Exercise brief
Exclude images, then output the remaining data verbatim.

::: Material provided

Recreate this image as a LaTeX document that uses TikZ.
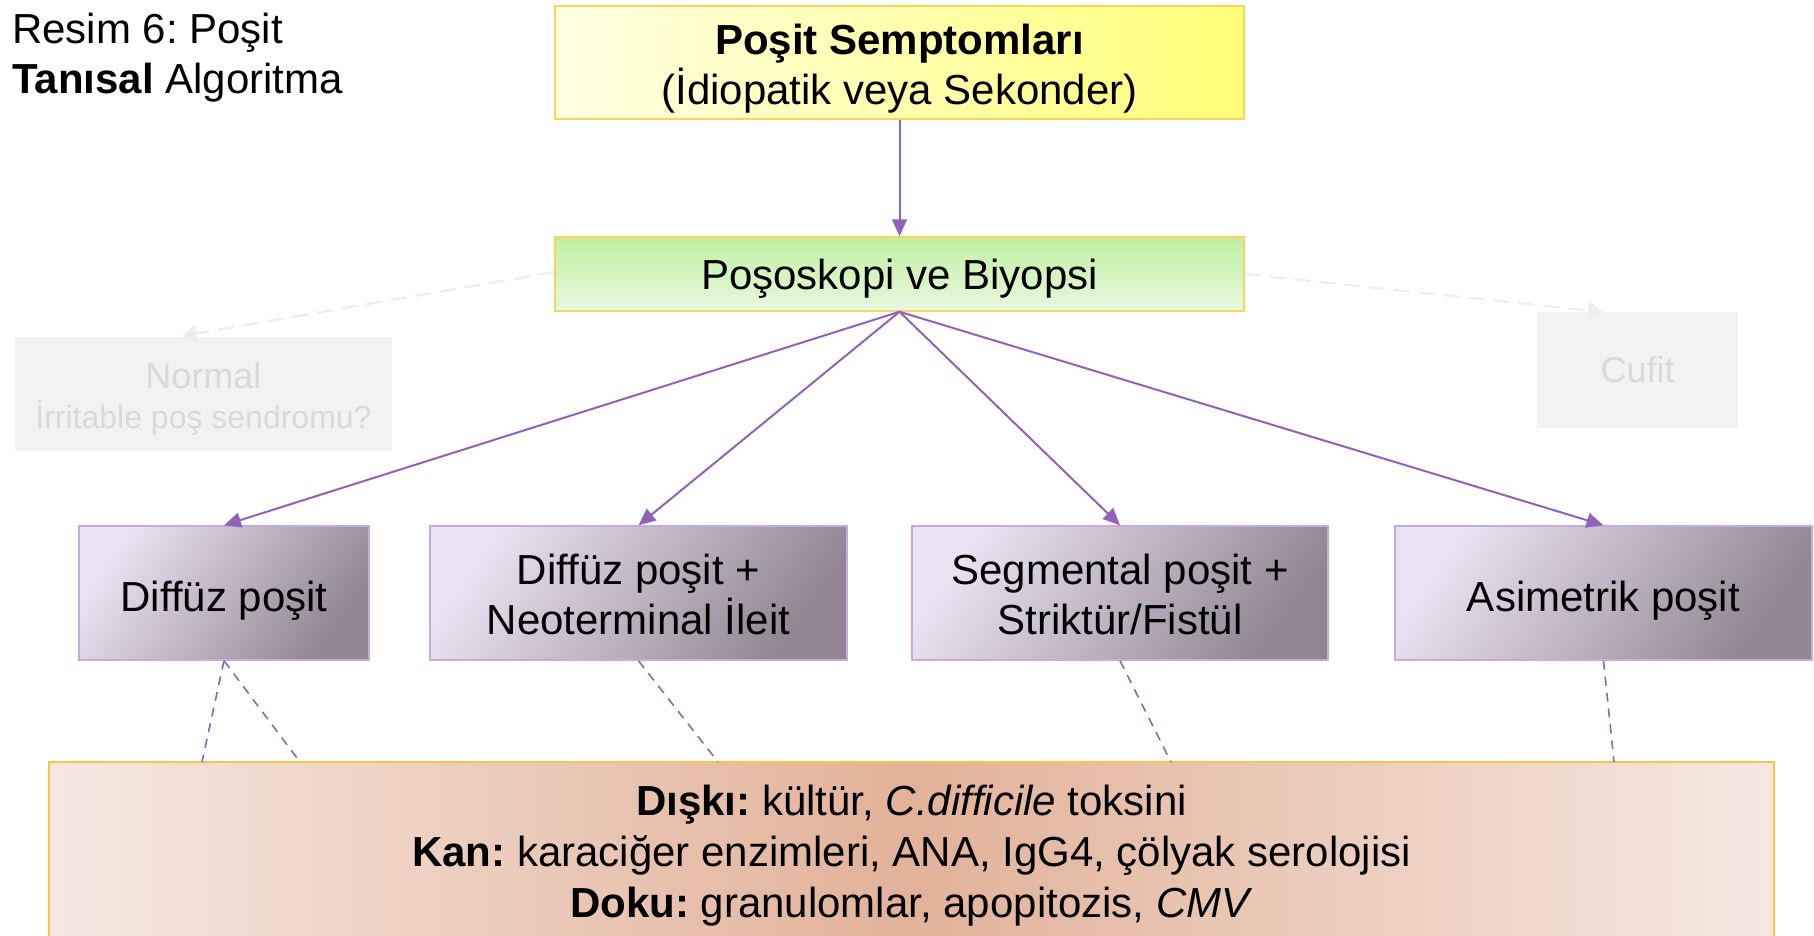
\documentclass[tikz,border=0pt]{standalone}
\usepackage{fontspec}
\setmainfont{Liberation Sans}
\usetikzlibrary{arrows.meta}
\frenchspacing

\definecolor{linkpurple}{HTML}{9163B8}
\definecolor{goldline}{HTML}{F9D35A}
\definecolor{peachline}{HTML}{F6C648}
\definecolor{yellowL}{HTML}{FFFFE4}
\definecolor{yellowR}{HTML}{FFFF78}
\definecolor{greenT}{HTML}{C0F0A0}
\definecolor{greenB}{HTML}{E8F8E0}
\definecolor{lilacL}{HTML}{EAE2F2}
\definecolor{lilacD}{HTML}{918592}
\definecolor{lilacLine}{HTML}{C8AADF}
\definecolor{peachEdge}{HTML}{F5E8E1}
\definecolor{peachMid}{HTML}{E2B299}
\definecolor{fadedFill}{HTML}{F2F2F2}
\definecolor{fadedText}{HTML}{D9D9D9}
\definecolor{fadedLine}{HTML}{EDEDED}

\begin{document}
\begin{tikzpicture}[x=1pt,y=-1pt,
  bigfont/.style={font=\fontsize{42}{50}\selectfont},
  box/.style={inner sep=0pt, align=center, bigfont},
  yellowbox/.style={box, draw=goldline, line width=1.5pt, left color=yellowL, right color=yellowR,
    minimum width=689pt, minimum height=113pt},
  greenbox/.style={box, draw=goldline, line width=1.5pt, top color=greenT, bottom color=greenB,
    minimum width=689pt, minimum height=74pt},
  lilacbox/.style={box, draw=lilacLine, line width=1.5pt, top color=lilacL, bottom color=lilacD,
    shading angle=55, minimum height=134pt},
  oneline/.style={text height=37pt, text depth=0pt},
  fadedbox/.style={box, fill=fadedFill, text=fadedText},
  peachbox/.style={box, draw=peachline, line width=1.5pt, left color=peachEdge,
    right color=peachEdge, middle color=peachMid, minimum width=1725pt, minimum height=188pt,
    font=\fontsize{42}{51}\selectfont},
  flow/.style={draw=linkpurple, line width=2pt, -{Triangle[length=17pt,width=15pt]}},
  faded/.style={draw=fadedLine, line width=2.2pt, dash pattern=on 16pt off 9pt,
    -{Triangle[length=15pt,width=18pt]}},
  detail/.style={draw=linkpurple, line width=1.6pt, dash pattern=on 9pt off 7pt}
]
\useasboundingbox (0,0) rectangle (1814,936);

% caption
\node[anchor=base west, inner sep=0pt, bigfont] (caption) at (12,44) {Resim 6: Poşit};
\node[anchor=base west, inner sep=0pt, bigfont] (captionb) at (12,94) {\textbf{Tanısal} Algoritma};

% main chain
\node[yellowbox] (symptoms) at (899.5,62.5)
  {\rule{0pt}{43pt}\textbf{Poşit Semptomları}\\(İdiopatik veya Sekonder)};
\node[greenbox, text depth=0pt] (scope) at (899.5,274) {Poşoskopi ve Biyopsi};

% faded outcomes
\node[fadedbox, minimum width=377pt, minimum height=114pt] (normal) at (203.5,394)
  {\rule{0pt}{36pt}{\fontsize{36}{40}\selectfont Normal}\\[-10pt]{\fontsize{32}{36}\selectfont İrritable poş sendromu?}};
\node[fadedbox, minimum width=201pt, minimum height=116pt, text depth=1pt, font=\fontsize{36}{40}\selectfont]
  (cufit) at (1637.5,370) {Cufit};

% findings
\node[lilacbox, oneline, minimum width=290pt] (diffuse) at (224,593) {Diffüz poşit};
\node[lilacbox, minimum width=417pt] (ileitis) at (638.5,593) {\rule{0pt}{34pt}Diffüz poşit +\\Neoterminal İleit};
\node[lilacbox, minimum width=416pt] (segment) at (1120,593) {\rule{0pt}{34pt}Segmental poşit +\\Striktür/Fistül};
\node[lilacbox, oneline, minimum width=417pt] (asym) at (1603.5,593) {Asimetrik poşit};

% further tests
\node[peachbox] (tests) at (911.5,856)
  {\textbf{Dışkı:} kültür, \textit{C.difficile} toksini\\
   \textbf{Kan:} karaciğer enzimleri, ANA, IgG4, çölyak serolojisi\\
   \textbf{Doku:} granulomlar, apopitozis, \textit{CMV}};

% connectors
\draw[flow] (symptoms.south) -- (scope.north);
\draw[faded] (scope.west) ++(0,-2) -- (182,336);
\draw[faded] (scope.east) -- (1603,312);
\draw[flow] (scope.south) -- (diffuse.north);
\draw[flow] (scope.south) -- (ileitis.north);
\draw[flow] (scope.south) -- (segment.north);
\draw[flow] (scope.south) -- (asym.north);

\coordinate (t1) at (202,762);
\coordinate (t2) at (300,762);
\coordinate (t3) at (718,762);
\coordinate (t4) at (1171,762);
\coordinate (t5) at (1614,762);
\draw[detail] (diffuse.south) -- (t1);
\draw[detail] (diffuse.south) -- (t2);
\draw[detail] (ileitis.south) -- (t3);
\draw[detail] (segment.south) -- (t4);
\draw[detail] (asym.south) -- (t5);
\end{tikzpicture}
\end{document}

::::::

Written response
Recreate this image as a LaTeX document that uses TikZ.
\documentclass[tikz,border=0pt]{standalone}
\usepackage{fontspec}
\setmainfont{Liberation Sans}
\usetikzlibrary{arrows.meta}
\frenchspacing

\definecolor{linkpurple}{HTML}{9163B8}
\definecolor{goldline}{HTML}{F9D35A}
\definecolor{peachline}{HTML}{F6C648}
\definecolor{yellowL}{HTML}{FFFFE4}
\definecolor{yellowR}{HTML}{FFFF78}
\definecolor{greenT}{HTML}{C0F0A0}
\definecolor{greenB}{HTML}{E8F8E0}
\definecolor{lilacL}{HTML}{EAE2F2}
\definecolor{lilacD}{HTML}{918592}
\definecolor{lilacLine}{HTML}{C8AADF}
\definecolor{peachEdge}{HTML}{F5E8E1}
\definecolor{peachMid}{HTML}{E2B299}
\definecolor{fadedFill}{HTML}{F2F2F2}
\definecolor{fadedText}{HTML}{D9D9D9}
\definecolor{fadedLine}{HTML}{EDEDED}

\begin{document}
\begin{tikzpicture}[x=1pt,y=-1pt,
  bigfont/.style={font=\fontsize{42}{50}\selectfont},
  box/.style={inner sep=0pt, align=center, bigfont},
  yellowbox/.style={box, draw=goldline, line width=1.5pt, left color=yellowL, right color=yellowR,
    minimum width=689pt, minimum height=113pt},
  greenbox/.style={box, draw=goldline, line width=1.5pt, top color=greenT, bottom color=greenB,
    minimum width=689pt, minimum height=74pt},
  lilacbox/.style={box, draw=lilacLine, line width=1.5pt, top color=lilacL, bottom color=lilacD,
    shading angle=55, minimum height=134pt},
  oneline/.style={text height=37pt, text depth=0pt},
  fadedbox/.style={box, fill=fadedFill, text=fadedText},
  peachbox/.style={box, draw=peachline, line width=1.5pt, left color=peachEdge,
    right color=peachEdge, middle color=peachMid, minimum width=1725pt, minimum height=188pt,
    font=\fontsize{42}{51}\selectfont},
  flow/.style={draw=linkpurple, line width=2pt, -{Triangle[length=17pt,width=15pt]}},
  faded/.style={draw=fadedLine, line width=2.2pt, dash pattern=on 16pt off 9pt,
    -{Triangle[length=15pt,width=18pt]}},
  detail/.style={draw=linkpurple, line width=1.6pt, dash pattern=on 9pt off 7pt}
]
\useasboundingbox (0,0) rectangle (1814,936);

% caption
\node[anchor=base west, inner sep=0pt, bigfont] (caption) at (12,44) {Resim 6: Poşit};
\node[anchor=base west, inner sep=0pt, bigfont] (captionb) at (12,94) {\textbf{Tanısal} Algoritma};

% main chain
\node[yellowbox] (symptoms) at (899.5,62.5)
  {\rule{0pt}{43pt}\textbf{Poşit Semptomları}\\(İdiopatik veya Sekonder)};
\node[greenbox, text depth=0pt] (scope) at (899.5,274) {Poşoskopi ve Biyopsi};

% faded outcomes
\node[fadedbox, minimum width=377pt, minimum height=114pt] (normal) at (203.5,394)
  {\rule{0pt}{36pt}{\fontsize{36}{40}\selectfont Normal}\\[-10pt]{\fontsize{32}{36}\selectfont İrritable poş sendromu?}};
\node[fadedbox, minimum width=201pt, minimum height=116pt, text depth=1pt, font=\fontsize{36}{40}\selectfont]
  (cufit) at (1637.5,370) {Cufit};

% findings
\node[lilacbox, oneline, minimum width=290pt] (diffuse) at (224,593) {Diffüz poşit};
\node[lilacbox, minimum width=417pt] (ileitis) at (638.5,593) {\rule{0pt}{34pt}Diffüz poşit +\\Neoterminal İleit};
\node[lilacbox, minimum width=416pt] (segment) at (1120,593) {\rule{0pt}{34pt}Segmental poşit +\\Striktür/Fistül};
\node[lilacbox, oneline, minimum width=417pt] (asym) at (1603.5,593) {Asimetrik poşit};

% further tests
\node[peachbox] (tests) at (911.5,856)
  {\textbf{Dışkı:} kültür, \textit{C.difficile} toksini\\
   \textbf{Kan:} karaciğer enzimleri, ANA, IgG4, çölyak serolojisi\\
   \textbf{Doku:} granulomlar, apopitozis, \textit{CMV}};

% connectors
\draw[flow] (symptoms.south) -- (scope.north);
\draw[faded] (scope.west) ++(0,-2) -- (182,336);
\draw[faded] (scope.east) -- (1603,312);
\draw[flow] (scope.south) -- (diffuse.north);
\draw[flow] (scope.south) -- (ileitis.north);
\draw[flow] (scope.south) -- (segment.north);
\draw[flow] (scope.south) -- (asym.north);

\coordinate (t1) at (202,762);
\coordinate (t2) at (300,762);
\coordinate (t3) at (718,762);
\coordinate (t4) at (1171,762);
\coordinate (t5) at (1614,762);
\draw[detail] (diffuse.south) -- (t1);
\draw[detail] (diffuse.south) -- (t2);
\draw[detail] (ileitis.south) -- (t3);
\draw[detail] (segment.south) -- (t4);
\draw[detail] (asym.south) -- (t5);
\end{tikzpicture}
\end{document}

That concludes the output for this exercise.